BBC TV audience falls

The The BBC's share of the national television audience slipped last year with teenagers switching off in "disproportionately large numbers".

    The BBC got 3.1 billion pounds in income last year

    The results were revealed by the corporation on Friday in its annual report for 2005/2006 .

    The percentage of people watching at least 15 minutes of BBC television programming, the BBC's measure of audience "reach", fell last year to 85.3 per cent, down from 86.6 per cent.

    Radio audiences remained stable, with weekly reach down just 0.1 per cent at 66.5 per cent.

    Website grows

    But Mark Thompson, the BBC director general, said he was sure that the corporation's overall audience would prove to have grown if the numbers logging on to the corporation's website were included in its official reach data.

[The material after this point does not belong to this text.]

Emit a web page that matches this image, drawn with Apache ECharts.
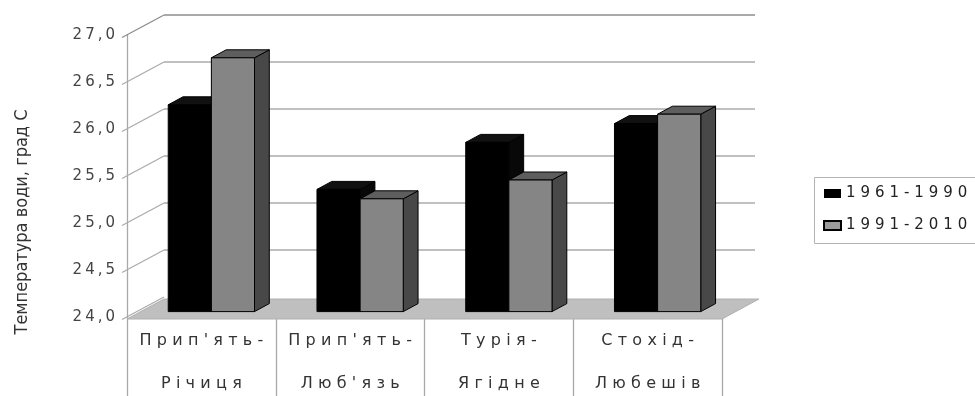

    The number of users accessing bbc.co.uk surged to a weekly average reach of 12.3 million compared to 8.7 million the previous year.

    The BBC received 3.1 billion pounds of income from 25 million licence payers last year and, as a consequence, audience share is a key measure for measuring its success.

    Last month, Thompson appointed Andy Parfitt, Radio One Controller, to look at ways of boosting the BBC's offering for teenagers.

    The decline in television audience coincided with above inflation rises for many of the corporation's senior executives as part of a two-year programme to bring their salaries up to market levels.

    Thompson's salary jumped by more than 10 per cent to 619,000 pounds, angering staff unions who saw 1,100 jobs go last year in an efficiency drive with a further 2,000 due to be lost over the next 12 months.

    Unions said they would be meeting on Monday to consider industrial action over proposed changes to the BBC pension scheme and a sub-inflation pay offer of 2.6 per cent.

    Staff face further changes under a major revamp of the corporation under its "Creative Future" plan which Thompson said he hoped to unveil on July 19.

    The reorganisation is designed to make it easier for the BBC to provide its programming and content on demand across television, radio, internet and other digital platforms.